▶ WORK REQUIRED: Output the lines exactly, from the one where "Recreate this image" appears through the one where "import numpy as np" appears. Images are left out.
Begin DATA FOR THIS TASK
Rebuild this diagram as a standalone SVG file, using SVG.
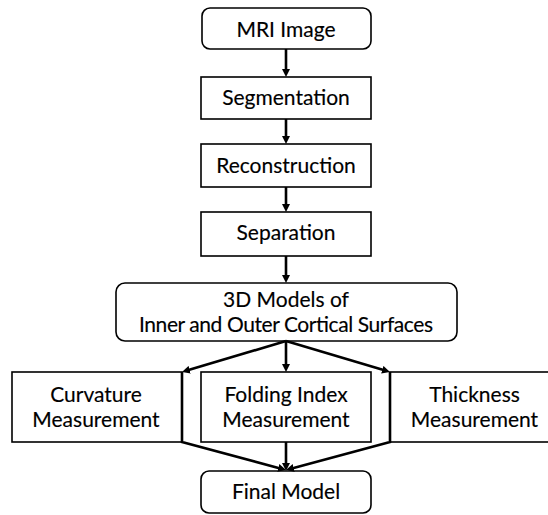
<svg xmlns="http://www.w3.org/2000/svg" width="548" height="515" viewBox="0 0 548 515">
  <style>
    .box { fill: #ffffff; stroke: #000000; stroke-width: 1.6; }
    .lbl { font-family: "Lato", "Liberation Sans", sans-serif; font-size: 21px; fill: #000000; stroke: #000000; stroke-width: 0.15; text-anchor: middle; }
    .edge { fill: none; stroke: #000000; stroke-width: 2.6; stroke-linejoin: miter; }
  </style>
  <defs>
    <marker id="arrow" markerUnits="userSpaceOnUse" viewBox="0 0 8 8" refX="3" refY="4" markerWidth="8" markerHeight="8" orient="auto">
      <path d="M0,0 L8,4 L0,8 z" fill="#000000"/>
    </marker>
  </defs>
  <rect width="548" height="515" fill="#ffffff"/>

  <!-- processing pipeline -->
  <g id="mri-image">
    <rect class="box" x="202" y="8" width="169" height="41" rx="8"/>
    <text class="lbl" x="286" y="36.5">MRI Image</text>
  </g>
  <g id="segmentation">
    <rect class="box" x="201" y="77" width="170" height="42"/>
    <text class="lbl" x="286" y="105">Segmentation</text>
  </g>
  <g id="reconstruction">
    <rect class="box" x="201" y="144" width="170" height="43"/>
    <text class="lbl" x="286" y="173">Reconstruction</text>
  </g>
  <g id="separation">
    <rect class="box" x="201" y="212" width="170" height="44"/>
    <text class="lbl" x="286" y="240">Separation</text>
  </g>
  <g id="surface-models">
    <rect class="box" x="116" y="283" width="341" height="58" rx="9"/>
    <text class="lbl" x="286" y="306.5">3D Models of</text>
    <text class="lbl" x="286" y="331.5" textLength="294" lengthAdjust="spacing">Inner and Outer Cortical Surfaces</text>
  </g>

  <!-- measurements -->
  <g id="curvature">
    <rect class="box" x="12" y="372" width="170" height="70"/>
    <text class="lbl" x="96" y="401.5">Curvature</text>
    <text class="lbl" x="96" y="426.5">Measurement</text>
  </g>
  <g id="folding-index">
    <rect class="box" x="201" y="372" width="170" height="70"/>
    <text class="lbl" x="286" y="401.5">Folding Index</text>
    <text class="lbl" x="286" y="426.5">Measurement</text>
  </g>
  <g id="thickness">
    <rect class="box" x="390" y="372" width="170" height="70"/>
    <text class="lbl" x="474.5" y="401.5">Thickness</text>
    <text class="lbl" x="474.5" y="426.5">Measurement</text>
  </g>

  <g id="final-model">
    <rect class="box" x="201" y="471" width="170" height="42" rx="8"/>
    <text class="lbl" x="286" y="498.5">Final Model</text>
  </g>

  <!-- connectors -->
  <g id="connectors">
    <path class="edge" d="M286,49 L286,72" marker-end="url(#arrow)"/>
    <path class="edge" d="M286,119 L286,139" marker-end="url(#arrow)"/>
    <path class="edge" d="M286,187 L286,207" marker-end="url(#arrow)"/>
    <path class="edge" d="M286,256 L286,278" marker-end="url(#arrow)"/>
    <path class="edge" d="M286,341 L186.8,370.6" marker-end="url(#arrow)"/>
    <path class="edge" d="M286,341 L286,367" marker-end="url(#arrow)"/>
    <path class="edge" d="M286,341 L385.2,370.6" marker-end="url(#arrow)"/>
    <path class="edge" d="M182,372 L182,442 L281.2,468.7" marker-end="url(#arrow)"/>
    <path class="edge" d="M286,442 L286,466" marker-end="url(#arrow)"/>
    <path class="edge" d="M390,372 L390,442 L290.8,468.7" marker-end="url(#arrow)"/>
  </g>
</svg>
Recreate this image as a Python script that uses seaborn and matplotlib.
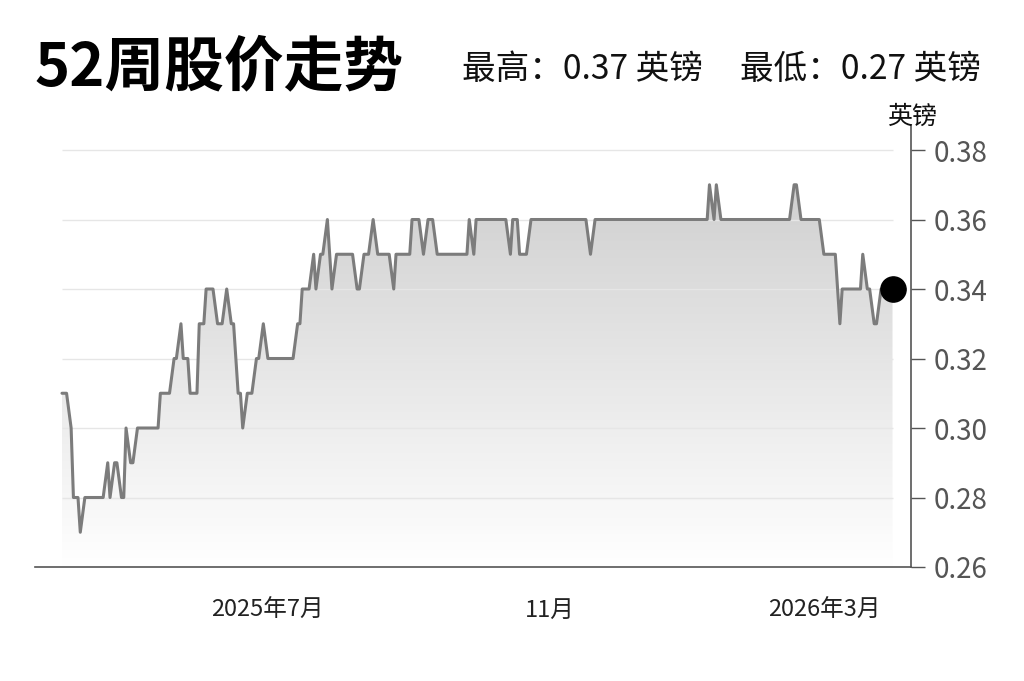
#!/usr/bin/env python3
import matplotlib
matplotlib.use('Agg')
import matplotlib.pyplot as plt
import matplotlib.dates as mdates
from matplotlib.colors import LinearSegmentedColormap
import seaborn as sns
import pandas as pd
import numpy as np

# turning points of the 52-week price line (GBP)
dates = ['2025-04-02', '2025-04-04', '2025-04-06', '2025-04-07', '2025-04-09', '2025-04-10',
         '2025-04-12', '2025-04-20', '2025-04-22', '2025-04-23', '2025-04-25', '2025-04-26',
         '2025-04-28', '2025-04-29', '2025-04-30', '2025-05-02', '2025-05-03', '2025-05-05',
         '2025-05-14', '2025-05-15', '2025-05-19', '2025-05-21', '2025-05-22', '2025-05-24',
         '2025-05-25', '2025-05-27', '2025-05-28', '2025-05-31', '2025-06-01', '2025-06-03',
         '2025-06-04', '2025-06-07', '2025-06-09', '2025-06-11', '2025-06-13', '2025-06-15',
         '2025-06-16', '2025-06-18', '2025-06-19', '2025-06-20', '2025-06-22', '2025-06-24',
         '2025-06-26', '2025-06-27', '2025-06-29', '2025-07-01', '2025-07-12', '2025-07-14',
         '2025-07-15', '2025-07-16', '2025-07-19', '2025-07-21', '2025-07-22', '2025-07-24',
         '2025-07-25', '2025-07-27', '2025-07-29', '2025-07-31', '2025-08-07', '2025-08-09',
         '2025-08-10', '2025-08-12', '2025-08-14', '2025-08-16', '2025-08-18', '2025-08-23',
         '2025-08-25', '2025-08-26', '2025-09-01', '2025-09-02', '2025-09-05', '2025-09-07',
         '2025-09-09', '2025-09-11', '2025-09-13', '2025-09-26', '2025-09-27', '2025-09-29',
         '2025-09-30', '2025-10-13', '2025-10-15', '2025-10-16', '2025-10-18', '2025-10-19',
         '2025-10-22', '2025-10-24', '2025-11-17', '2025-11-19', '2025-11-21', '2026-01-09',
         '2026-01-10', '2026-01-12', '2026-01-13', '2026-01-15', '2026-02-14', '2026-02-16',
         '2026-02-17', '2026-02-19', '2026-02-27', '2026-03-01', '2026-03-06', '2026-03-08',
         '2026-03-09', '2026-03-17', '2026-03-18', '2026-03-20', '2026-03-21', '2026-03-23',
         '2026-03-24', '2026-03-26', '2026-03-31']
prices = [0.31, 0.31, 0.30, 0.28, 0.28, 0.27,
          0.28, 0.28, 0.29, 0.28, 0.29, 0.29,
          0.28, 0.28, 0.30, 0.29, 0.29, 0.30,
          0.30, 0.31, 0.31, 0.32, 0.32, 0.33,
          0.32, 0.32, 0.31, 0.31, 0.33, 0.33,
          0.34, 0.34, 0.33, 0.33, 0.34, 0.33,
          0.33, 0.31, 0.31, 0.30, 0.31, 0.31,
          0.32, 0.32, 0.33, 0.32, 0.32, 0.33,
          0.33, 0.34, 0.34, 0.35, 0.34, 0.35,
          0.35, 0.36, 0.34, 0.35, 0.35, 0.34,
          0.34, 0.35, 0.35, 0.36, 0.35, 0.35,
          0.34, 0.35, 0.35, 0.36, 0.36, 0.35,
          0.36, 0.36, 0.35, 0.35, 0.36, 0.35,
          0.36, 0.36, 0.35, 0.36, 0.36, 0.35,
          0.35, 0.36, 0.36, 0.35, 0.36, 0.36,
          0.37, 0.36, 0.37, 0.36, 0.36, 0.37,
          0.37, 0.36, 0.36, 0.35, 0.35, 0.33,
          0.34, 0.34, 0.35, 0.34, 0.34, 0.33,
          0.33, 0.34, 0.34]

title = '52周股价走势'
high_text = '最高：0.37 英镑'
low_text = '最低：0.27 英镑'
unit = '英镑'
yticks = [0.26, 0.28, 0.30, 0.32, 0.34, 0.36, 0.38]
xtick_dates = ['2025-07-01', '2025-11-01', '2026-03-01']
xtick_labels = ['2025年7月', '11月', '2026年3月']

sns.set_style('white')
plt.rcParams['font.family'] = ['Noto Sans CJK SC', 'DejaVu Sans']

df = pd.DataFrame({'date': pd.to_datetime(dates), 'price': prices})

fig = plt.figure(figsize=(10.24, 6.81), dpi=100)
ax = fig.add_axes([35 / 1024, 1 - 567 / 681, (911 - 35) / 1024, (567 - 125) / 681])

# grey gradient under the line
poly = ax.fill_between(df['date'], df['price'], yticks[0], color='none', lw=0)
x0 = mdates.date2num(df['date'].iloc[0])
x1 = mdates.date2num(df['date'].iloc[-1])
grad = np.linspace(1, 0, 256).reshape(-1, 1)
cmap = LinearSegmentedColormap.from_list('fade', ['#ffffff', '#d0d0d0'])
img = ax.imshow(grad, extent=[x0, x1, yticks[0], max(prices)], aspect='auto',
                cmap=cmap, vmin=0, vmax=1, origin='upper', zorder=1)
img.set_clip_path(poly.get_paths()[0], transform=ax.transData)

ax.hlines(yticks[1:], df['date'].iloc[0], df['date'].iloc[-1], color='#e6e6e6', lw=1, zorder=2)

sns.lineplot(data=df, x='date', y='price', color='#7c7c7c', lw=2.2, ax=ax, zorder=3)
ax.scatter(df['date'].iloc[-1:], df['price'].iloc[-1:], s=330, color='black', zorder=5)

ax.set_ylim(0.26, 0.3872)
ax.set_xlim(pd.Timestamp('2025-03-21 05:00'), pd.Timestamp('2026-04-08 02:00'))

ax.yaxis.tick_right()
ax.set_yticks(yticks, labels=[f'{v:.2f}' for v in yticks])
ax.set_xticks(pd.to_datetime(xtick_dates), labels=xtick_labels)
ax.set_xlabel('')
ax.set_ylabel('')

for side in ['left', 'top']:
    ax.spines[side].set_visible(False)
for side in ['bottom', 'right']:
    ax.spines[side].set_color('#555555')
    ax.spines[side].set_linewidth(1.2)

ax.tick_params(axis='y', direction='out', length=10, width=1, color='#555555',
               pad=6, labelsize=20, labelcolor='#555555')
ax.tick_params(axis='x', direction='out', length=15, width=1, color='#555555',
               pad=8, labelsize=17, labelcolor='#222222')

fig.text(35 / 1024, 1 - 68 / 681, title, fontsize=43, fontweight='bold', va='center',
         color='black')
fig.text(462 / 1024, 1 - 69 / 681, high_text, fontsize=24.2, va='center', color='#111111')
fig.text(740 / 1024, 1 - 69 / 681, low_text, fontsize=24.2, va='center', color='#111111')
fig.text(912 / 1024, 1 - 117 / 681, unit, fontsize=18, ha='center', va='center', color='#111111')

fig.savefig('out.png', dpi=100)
End DATA FOR THIS TASK
▶ PROBLEM SOLUTION:
Recreate this image as a Python script that uses seaborn and matplotlib.
#!/usr/bin/env python3
import matplotlib
matplotlib.use('Agg')
import matplotlib.pyplot as plt
import matplotlib.dates as mdates
from matplotlib.colors import LinearSegmentedColormap
import seaborn as sns
import pandas as pd
import numpy as np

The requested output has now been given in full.